Information Extraction in Karma

This page presents the design to support information extraction in Karma. Suppose the user loads a worksheet that contains a column with text data, such as the biographies of artists.

###Invoking Information Extraction To extract entities, the user invokes the Information Extraction command:

This command creates a JSON document containing the input data for the Information Extraction service. The JSON document consists of an array of objects. Each object has a rowHash attribute, a Karma generated hash id for the worksheet row containing the text and a text attribute, which contains the text where we want to run extraction:

[
	{
		rowHash: "5f0266c4c326",
		text: "... Berninghaus attended the Saint Louis School of Fine Arts at night. ..."
	}
	,
	{
		rowHash: "c326b9a1ef9e",
		text: "Paris was where the 20th century was. ... attributed to Gertrude Stein prove apocryphal ..."
	}
	,
	{
		rowHash: "1ef9e39cb78c3",
		text: "The daughter of a furniture manufacturer, Anni Albers (Fleischmann) was born in Berlin. ..."
	}
]

###Information Extraction Service The Information Extraction Service is a REST service that accepts POST requests to perform information extraction. The body of the POST request is a JSON document such as the one listed above.

TBD: service arguments to control what it extracts and other aspects of its behavior.

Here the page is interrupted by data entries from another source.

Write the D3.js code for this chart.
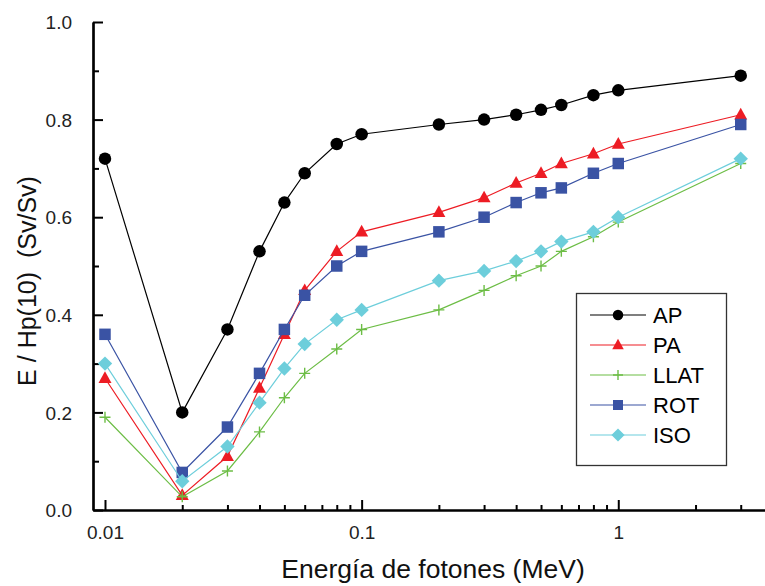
<!DOCTYPE html>
<html><head><meta charset="utf-8">
<script src="https://cdn.jsdelivr.net/npm/d3@7"></script>
<style>
html,body{margin:0;padding:0;background:#fff;}
svg{display:block;font-family:"Liberation Sans",Arial,sans-serif;}
</style></head>
<body><svg id="c" width="765" height="586"></svg>
<script>
const energies = [0.01,0.02,0.03,0.04,0.05,0.06,0.08,0.1,0.2,0.3,0.4,0.5,0.6,0.8,1,3];
const AP   = [0.72,0.20,0.37,0.53,0.63,0.69,0.75,0.77,0.79,0.80,0.81,0.82,0.83,0.85,0.86,0.89];
const PA   = [0.27,0.03,0.11,0.25,0.36,0.45,0.53,0.57,0.61,0.64,0.67,0.69,0.71,0.73,0.75,0.81];
const LLAT = [0.19,0.027,0.08,0.16,0.23,0.28,0.33,0.37,0.41,0.45,0.48,0.50,0.53,0.56,0.59,0.71];
const ROT  = [0.36,0.077,0.17,0.28,0.37,0.44,0.50,0.53,0.57,0.60,0.63,0.65,0.66,0.69,0.71,0.79];
const ISO  = [0.30,0.059,0.13,0.22,0.29,0.34,0.39,0.41,0.47,0.49,0.51,0.53,0.55,0.57,0.60,0.72];
const seriesNames = ["AP","PA","LLAT","ROT","ISO"];
const xTickLabels = ["0.01","0.1","1"];
const xMajor = [0.01,0.1,1];
const xMinor = [0.02,0.03,0.04,0.05,0.06,0.07,0.08,0.09,0.2,0.3,0.4,0.5,0.6,0.7,0.8,0.9,2,3];
const yMajor = [0,0.2,0.4,0.6,0.8,1.0];
const yMinor = [0.1,0.3,0.5,0.7,0.9];
const xTitle = "Energía de fotones (MeV)";
const yTitle = "E / Hp(10)\u00a0\u00a0(Sv/Sv)";

const seriesData = {AP, PA, LLAT, ROT, ISO};
const styles = {
  AP:   {color:"#000000", shape:"circle"},
  PA:   {color:"#ed1c24", shape:"triangle"},
  LLAT: {color:"#6cbd45", shape:"plus"},
  ROT:  {color:"#3a53a4", shape:"square"},
  ISO:  {color:"#6dcedb", shape:"diamond"}
};

const svg = d3.select("#c");
const x = d3.scaleLog().domain([0.00898, 3.73]).range([93, 765]);
const y = d3.scaleLinear().domain([0, 1]).range([510, 22]);

function markerPath(shape, s){
  switch(shape){
    case "circle": return d3.symbol(d3.symbolCircle, Math.PI*s*s/4)();
    case "triangle": {const h=s*0.9; return `M0,${-h*0.6}L${s/2},${h*0.4}L${-s/2},${h*0.4}Z`;}
    case "square": return `M${-s/2},${-s/2}h${s}v${s}h${-s}Z`;
    case "diamond": {const a=s*0.6; return `M0,${-a}L${a},0L0,${a}L${-a},0Z`;}
    case "plus": {const a=s/2; return `M${-a},0H${a}M0,${-a}V${a}`;}
  }
}
function drawMarker(g, shape, color, s){
  const p = g.append("path").attr("d", markerPath(shape, s));
  if(shape==="plus") p.attr("fill","none").attr("stroke",color).attr("stroke-width",1.4);
  else p.attr("fill",color).attr("stroke","none");
  return p;
}
const markerSize = {circle:12.5, triangle:13, square:11.5, diamond:12, plus:11};
const legendSize = {circle:10.5, triangle:11.5, square:10, diamond:11, plus:10};

// axes
const xAxisMajor = d3.axisBottom(x).tickValues(xMajor).tickFormat((d,i)=>xTickLabels[i]).tickSizeInner(-10).tickSizeOuter(0).tickPadding(16);
const xAxisMinor = d3.axisBottom(x).tickValues(xMinor).tickFormat("").tickSizeInner(-5).tickSizeOuter(0);
const yAxisMajor = d3.axisLeft(y).tickValues(yMajor).tickFormat(d3.format(".1f")).tickSizeInner(-10).tickSizeOuter(0).tickPadding(21);
const yAxisMinor = d3.axisLeft(y).tickValues(yMinor).tickFormat("").tickSizeInner(-6).tickSizeOuter(0);

function styleAxis(g){
  g.selectAll("path.domain").attr("stroke","#000").attr("stroke-width",2.2);
  g.selectAll(".tick line").attr("stroke","#000").attr("stroke-width",2);
  g.selectAll(".tick text").attr("fill","#222").style("font-size","19px").style("font-family","'Liberation Sans',Arial,sans-serif");
}
const gx1 = svg.append("g").attr("transform","translate(0,510)").call(xAxisMinor); styleAxis(gx1);
const gx2 = svg.append("g").attr("transform","translate(0,510)").call(xAxisMajor); styleAxis(gx2);
const gy1 = svg.append("g").attr("transform","translate(93,0)").call(yAxisMinor); styleAxis(gy1);
const gy2 = svg.append("g").attr("transform","translate(93,0)").call(yAxisMajor); styleAxis(gy2);
gy2.selectAll(".tick text").attr("dy","0.35em");

// titles
svg.append("text").attr("x",433).attr("y",578).attr("text-anchor","middle")
  .attr("fill","#111").style("font-size","26.5px").text(xTitle);
svg.append("text").attr("transform","translate(36,281) rotate(-90)").attr("text-anchor","middle")
  .attr("fill","#111").style("font-size","25px").text(yTitle);

// series
const line = d3.line().x(d=>x(d[0])).y(d=>y(d[1]));
seriesNames.forEach(name=>{
  const st = styles[name];
  const pts = energies.map((e,i)=>[e, seriesData[name][i]]);
  svg.append("path").attr("d", line(pts)).attr("fill","none").attr("stroke",st.color).attr("stroke-width",1.2);
  const g = svg.append("g");
  pts.forEach(p=>{
    const mg = g.append("g").attr("transform",`translate(${x(p[0])},${y(p[1])})`);
    drawMarker(mg, st.shape, st.color, markerSize[st.shape]);
  });
});

// legend
const lg = svg.append("g");
lg.append("rect").attr("x",576.5).attr("y",293.5).attr("width",150).attr("height",172)
  .attr("fill","#fff").attr("stroke","#333").attr("stroke-width",1.3);
const legY = d3.scalePoint().domain(seriesNames).range([315, 435]);
seriesNames.forEach(name=>{
  const st = styles[name];
  const yy = legY(name);
  lg.append("line").attr("x1",590).attr("x2",646).attr("y1",yy).attr("y2",yy).attr("stroke",st.color).attr("stroke-width",1.2);
  const mg = lg.append("g").attr("transform",`translate(618,${yy})`);
  drawMarker(mg, st.shape, st.color, legendSize[st.shape]);
  lg.append("text").attr("x",653).attr("y",yy).attr("dy","0.36em").attr("fill","#000").style("font-size","22px").text(name);
});
</script></body></html>
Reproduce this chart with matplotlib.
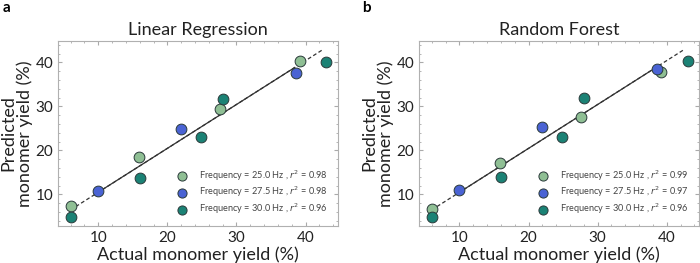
import matplotlib.pyplot as plt
from matplotlib.ticker import MultipleLocator, AutoMinorLocator

plt.rcParams['font.family'] = ['Lato', 'DejaVu Sans']

# actual vs predicted monomer yield (%), per panel and frequency
lr_25_x = [6.1, 15.9, 27.6, 39.2]
lr_25_y = [7.4, 18.4, 29.5, 40.4]
lr_275_x = [10.0, 22.0, 38.6]
lr_275_y = [10.7, 24.9, 37.6]
lr_30_x = [6.1, 16.0, 24.9, 28.0, 42.9]
lr_30_y = [4.8, 13.8, 23.0, 31.7, 40.1]

rf_25_x = [6.0, 15.9, 27.6, 39.2]
rf_25_y = [6.8, 17.2, 27.7, 37.8]
rf_275_x = [10.0, 22.0, 38.6]
rf_275_y = [11.0, 25.4, 38.4]
rf_30_x = [6.0, 16.0, 24.9, 28.0, 43.0]
rf_30_y = [4.8, 13.9, 23.0, 31.8, 40.2]

# regression line: dashed over full span, solid over the middle
line_x = [6.0, 42.6]
line_y = [6.5, 43.0]
solid_x = [10.0, 38.3]
solid_y = [10.5, 38.7]

lr_r2 = ['0.98', '0.98', '0.96']
rf_r2 = ['0.99', '0.97', '0.96']
freqs = ['25.0', '27.5', '30.0']
colors = ['#8fbf94', '#4a63d4', '#1b8275']

fig, axes = plt.subplots(1, 2, figsize=(7, 2.63), dpi=100)
plt.subplots_adjust(left=0.083, right=0.999, bottom=0.14, top=0.845, wspace=0.29)

panels = [
    (axes[0], 'Linear Regression',
     [(lr_25_x, lr_25_y), (lr_275_x, lr_275_y), (lr_30_x, lr_30_y)], lr_r2),
    (axes[1], 'Random Forest',
     [(rf_25_x, rf_25_y), (rf_275_x, rf_275_y), (rf_30_x, rf_30_y)], rf_r2),
]

for ax, title, series, r2 in panels:
    ax.plot(line_x, line_y, color='#333333', lw=0.9, ls=(0, (3, 2)), zorder=2)
    ax.plot(solid_x, solid_y, color='#333333', lw=0.9, zorder=2)
    for (xs, ys), c, f, r in zip(series, colors, freqs, r2):
        ax.scatter(xs, ys, s=60, color=c, edgecolor='#2a3a3a', linewidth=0.7, zorder=3,
                   label='Frequency = %s Hz , $r^2$ = %s' % (f, r))
    ax.set_xlim(4.2, 44.7)
    ax.set_ylim(2.8, 44.9)
    ax.xaxis.set_major_locator(MultipleLocator(10))
    ax.yaxis.set_major_locator(MultipleLocator(10))
    ax.xaxis.set_minor_locator(AutoMinorLocator(5))
    ax.yaxis.set_minor_locator(AutoMinorLocator(5))
    ax.tick_params(which='both', direction='in', top=True, right=True, color='#aaaaaa')
    ax.tick_params(which='major', length=3, labelsize=11, labelcolor='#222222')
    ax.tick_params(which='minor', length=1.5)
    for sp in ax.spines.values():
        sp.set_color('#b0b0b0')
    ax.set_title(title, fontsize=13, color='#222222', pad=4)
    ax.set_xlabel('Actual monomer yield (%)', fontsize=13, color='#222222', labelpad=1)
    ax.set_ylabel('Predicted\nmonomer yield (%)', fontsize=13, color='#222222',
                  labelpad=2, linespacing=1.0)
    ax.legend(loc='lower right', frameon=False, fontsize=6.6, handletextpad=0.9,
              labelspacing=0.25, borderaxespad=0.7, markerscale=0.85,
              labelcolor='#444444')

fig.text(0.004, 0.995, 'a', fontsize=11, fontweight='bold', va='top', ha='left')
fig.text(0.517, 0.995, 'b', fontsize=11, fontweight='bold', va='top', ha='left')

fig.savefig('out.png', dpi=100)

The service performs information extraction on the data POSTed to it and returns a new JSON document as shown below. The document has an array containing an object for each of the objects POSTed to it. The rowHash is the key to relate the results to the input. The extractions object contains an attribute for each type of entity extracted. For each type of entity, there is an array containing all the extractions:

[
	{
		rowHash: "5f0266c4c326",
		extractions: 
		{
			people:
			[
				{ extraction: "Berninghaus", score: 1.0 },
				{ extraction: "Rober Florez", score: 0.9 }
			]
			,
			places:
			[
				{ extraction: "Saint Louis School of Fine Arts", score: 1.0 }
			]
			,
			dates:
			[
				{ extraction: "1873", score: 1.0 }
			]
		}
	}
	,
	{
		rowHash: "c326b9a1ef9e",
		extractions: 
		{
			people:
			[
				{ extraction: "Robert Stein", score: 1.0 }
			]
			,
			places:
			[
				{ extraction: "Paris", score: 1.0 }, 
				{ extraction: "Stockholm", score: 1.0 }
			]
			,
			dates:
			[
				{ extraction: "20th century", score: 0.7 },
				{ extraction: "1921", score: 1.0 },
			]
		}
	}
	,
	{
		rowHash: "1ef9e39cb78c3",
		extractions: 
		{
			people:
			[
				{ extraction: "Anni Albers", score: 1.0 },
				{ extraction: "Fleischmann", score: 0.9 },
				{ extraction: "Rosenthal", score: 0.8 }
			]
			,
			places:
			[
				{ extraction: "New York", score: 1.0 }
			]
			,
			dates:
			[
				{ extraction: "1932", score: 1.0 }
			]
		}
	}
]

###Receiving the Results in Karma When Karma receives the results, it incorporates them in the worksheet by joining based on rowHash. This joining operation will be implemented reusing the code that Frank is implementing for adding JSON values to a worksheet. The results will look as follows:

###Modeling the Results of Extraction In the first version, the user can model the results of extraction to integrate the results. In future versions we may be able to model the results automatically. In general this is not easy. For example, there are many ontologies for modeling people, so Karma needs to use the one that the user is using in his or her application. The following is an example of how the user may model the results:

###Curating the Results of Extraction Information extraction is noisy, so users must be able to curate the results of the extraction process. Even when the extraction is correct, the user may want to curate the results as the extracted data may be irrelevant. For example, in the first row the system correctly extracted Berninghaus from the bio, but the user is only interested in references to other people, so wishes to delete this self-reference. Similarly, the user may want to delete the 20th century extraction as the user is only interested in specific dates.

The curation process consists of two steps:

Selecting the rows to operate on (this is a topic of another design note)
Deleting the selected rows (also a topic of another design note)

###Reusing Previous Extraction Results The Information Extraction command will be saved in the command history as part of the R2RML model, and Karma will replay it every time the user applies the model to a worksheet. Extraction is expensive, so we don't want to re-run the extraction process each time a user loads the same worksheet again (we do this all the time when working on an application).

The Information Extraction command should cache the extraction results in a local database. MongoDB is appropriate as it is a document database optimized to store JSON documents. The database should be indexed by rowHash to enable quick loading of results.